Yesterday, a friend of mine wrote a reflection on Ash Wednesday and spoke about the gift of being dust. When you can acknowledge and admit that you are dust - from it and destined for it - then you can receive life with more gratitude and Iive with more beauty and compassion.
In a strange way this really spoke to me. I tend to exhaust myself trying to perfect my life - my parenting, my ministry, my own being. I work hard, really hard, to make myself the best I can be. I’m lured by success and driven by a desire to achieve. And yet, I’m learning that this illusion that I live by, that I can make myself into what I want to be, in many ways becomes the source of all my disappointments and regrets. Because the truth is, I’m not in control. Try as I might, I can’t perfect my life or even protect my life. And for the first time on this year’s Ash Wednesday that admission became a huge sigh of relief.

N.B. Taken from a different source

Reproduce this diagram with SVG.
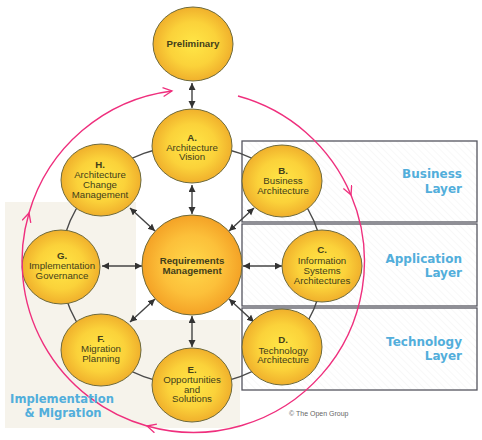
<svg xmlns="http://www.w3.org/2000/svg" width="482" height="440" viewBox="0 0 482 440">
<defs>
<radialGradient id="gy" cx="50%" cy="50%" r="50%">
<stop offset="0" stop-color="#ffe646"/>
<stop offset="0.6" stop-color="#fbd23a"/>
<stop offset="1" stop-color="#f0b02c"/>
</radialGradient>
<radialGradient id="go" cx="50%" cy="50%" r="50%">
<stop offset="0" stop-color="#ffd84a"/>
<stop offset="0.6" stop-color="#fcc03a"/>
<stop offset="1" stop-color="#f4a226"/>
</radialGradient>
<pattern id="hatch" width="5" height="5" patternUnits="userSpaceOnUse" patternTransform="rotate(-45)">
<rect width="5" height="5" fill="#ffffff"/>
<line x1="0" y1="0" x2="0" y2="5" stroke="#f1f1f1" stroke-width="1"/>
</pattern>
<marker id="ah" markerUnits="userSpaceOnUse" markerWidth="8" markerHeight="8" refX="7" refY="3.5" orient="auto-start-reverse">
<path d="M0,0 L7,3.5 L0,7 Z" fill="#333"/>
</marker>
<marker id="pk" markerUnits="userSpaceOnUse" markerWidth="12" markerHeight="12" refX="10" refY="5" orient="auto">
<path d="M1,0.5 L10,5 L1,9.5" fill="none" stroke="#ef2f7d" stroke-width="1.3"/>
</marker>
</defs>
<style>
.node{stroke:#6e6a3c;stroke-width:1}
.t{font-family:"Liberation Sans",Arial,sans-serif;font-size:9.7px;fill:#43401a;text-anchor:middle}
.b{font-weight:bold}
.layer{font-family:"DejaVu Sans",Verdana,sans-serif;font-weight:bold;font-size:12px;fill:#52aedb;text-anchor:end}
.box{fill:url(#hatch);stroke:#55555f;stroke-width:1.3}
.dbl{stroke:#444;stroke-width:1.4;fill:none;marker-start:url(#ah);marker-end:url(#ah)}
.pink{fill:none;stroke:#ef2f7d;stroke-width:1.4;marker-end:url(#pk)}
</style>
<rect width="482" height="440" fill="#ffffff"/>
<g id="impl-area">
<polygon points="5,202 136,202 136,320 240,320 240,428 5,428" fill="#f6f3eb"/>
</g>
<g id="layers">
<rect class="box" x="242" y="141" width="235" height="81"/>
<rect class="box" x="242" y="224" width="235" height="82"/>
<rect class="box" x="242" y="308" width="235" height="82"/>
</g>
<g id="connectors">
<ellipse cx="192" cy="265" rx="131" ry="120" fill="none" stroke="#4a4a4a" stroke-width="1.4"/>
<line class="dbl" x1="192" y1="83" x2="192" y2="108"/>
<line class="dbl" x1="192" y1="185" x2="192" y2="214"/>
<line class="dbl" x1="243" y1="266" x2="282" y2="266"/>
<line class="dbl" x1="142" y1="266" x2="102" y2="266"/>
<line class="dbl" x1="192" y1="316" x2="192" y2="347"/>
<line class="dbl" x1="229" y1="231" x2="254" y2="208"/>
<line class="dbl" x1="155" y1="231" x2="130" y2="208"/>
<line class="dbl" x1="155" y1="299" x2="130" y2="322"/>
<line class="dbl" x1="229" y1="299" x2="254" y2="322"/>
</g>
<g id="preliminary"><ellipse class="node" cx="193" cy="44" rx="40" ry="37" fill="url(#gy)"/><text class="t b" x="193" y="47" font-size="10">Preliminary</text></g>
<g id="A"><ellipse class="node" cx="192" cy="146" rx="40" ry="37" fill="url(#gy)"/><text class="t" x="192"><tspan class="b" x="192" y="141">A.</tspan><tspan x="192" y="150.5">Architecture</tspan><tspan x="192" y="160">Vision</tspan></text></g>
<g id="H"><ellipse class="node" cx="101" cy="180" rx="40" ry="36" fill="url(#gy)"/><text class="t" x="100"><tspan class="b" x="100" y="168">H.</tspan><tspan x="100" y="178">Architecture</tspan><tspan x="100" y="188">Change</tspan><tspan x="100" y="198">Management</tspan></text></g>
<g id="B"><ellipse class="node" cx="282" cy="181" rx="40" ry="36" fill="url(#gy)"/><text class="t" x="283"><tspan class="b" x="283" y="174">B.</tspan><tspan x="283" y="184">Business</tspan><tspan x="283" y="194">Architecture</tspan></text></g>
<g id="G"><ellipse class="node" cx="61" cy="267" rx="39" ry="37" fill="url(#gy)"/><text class="t" x="62"><tspan class="b" x="62" y="259">G.</tspan><tspan x="62" y="269">Implementation</tspan><tspan x="62" y="279">Governance</tspan></text></g>
<g id="RM"><circle class="node" cx="192" cy="265" r="50" fill="url(#go)"/><text class="t b" x="192"><tspan x="192" y="264">Requirements</tspan><tspan x="192" y="274">Management</tspan></text></g>
<g id="C"><ellipse class="node" cx="322" cy="266" rx="40" ry="36" fill="url(#gy)"/><text class="t" x="322"><tspan class="b" x="322" y="253">C.</tspan><tspan x="322" y="264">Information</tspan><tspan x="322" y="274">Systems</tspan><tspan x="322" y="284">Architectures</tspan></text></g>
<g id="D"><ellipse class="node" cx="282" cy="347" rx="40" ry="38" fill="url(#gy)"/><text class="t" x="283"><tspan class="b" x="283" y="343">D.</tspan><tspan x="283" y="353.5">Technology</tspan><tspan x="283" y="363">Architecture</tspan></text></g>
<g id="F"><ellipse class="node" cx="101" cy="350" rx="40" ry="36" fill="url(#gy)"/><text class="t" x="101"><tspan class="b" x="101" y="342">F.</tspan><tspan x="101" y="352">Migration</tspan><tspan x="101" y="362">Planning</tspan></text></g>
<g id="E"><ellipse class="node" cx="192" cy="385" rx="40" ry="37" fill="url(#gy)"/><text class="t" x="192"><tspan class="b" x="192" y="373">E.</tspan><tspan x="192" y="383">Opportunities</tspan><tspan x="192" y="392.5">and</tspan><tspan x="192" y="402">Solutions</tspan></text></g>
<g id="cycle">
<path class="pink" d="M238,96 A171,171 0 0 1 351,195"/>
<path class="pink" d="M351,195 A171,171 0 0 1 147,426"/>
<path class="pink" d="M147,426 A171,171 0 0 1 29,213"/>
<path class="pink" d="M29,213 A171,171 0 0 1 172,91"/>
</g>
<g id="labels">
<text class="layer"><tspan x="462" y="178">Business</tspan><tspan x="462" y="193">Layer</tspan></text>
<text class="layer"><tspan x="462" y="263">Application</tspan><tspan x="462" y="277">Layer</tspan></text>
<text class="layer"><tspan x="462" y="346">Technology</tspan><tspan x="462" y="360">Layer</tspan></text>
<text class="layer" style="text-anchor:middle;font-size:11.6px"><tspan x="62" y="403">Implementation</tspan><tspan x="63" y="417">&amp; Migration</tspan></text>
<text x="289" y="416" font-family="Liberation Sans, Arial, sans-serif" font-size="7" fill="#666">© The Open Group</text>
</g>
</svg>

I don’t have to work so hard. I am mere dust, and life is a mere gift. For me, to surrender to the dust that I am, gives me reprieve. It’s like a giant exhale that relieves all the tension in my body, and then my heart swells with gratitude. From dust I was formed. I was created. I was made. It’s a truth that makes me more tender, more compassionate, more loving.
As the ashes were imposed across my own forehead last night, for the first time I could say with conviction, “Thank you, God.” What a wondrous thing.
From dust you were formed, to dust you shall return.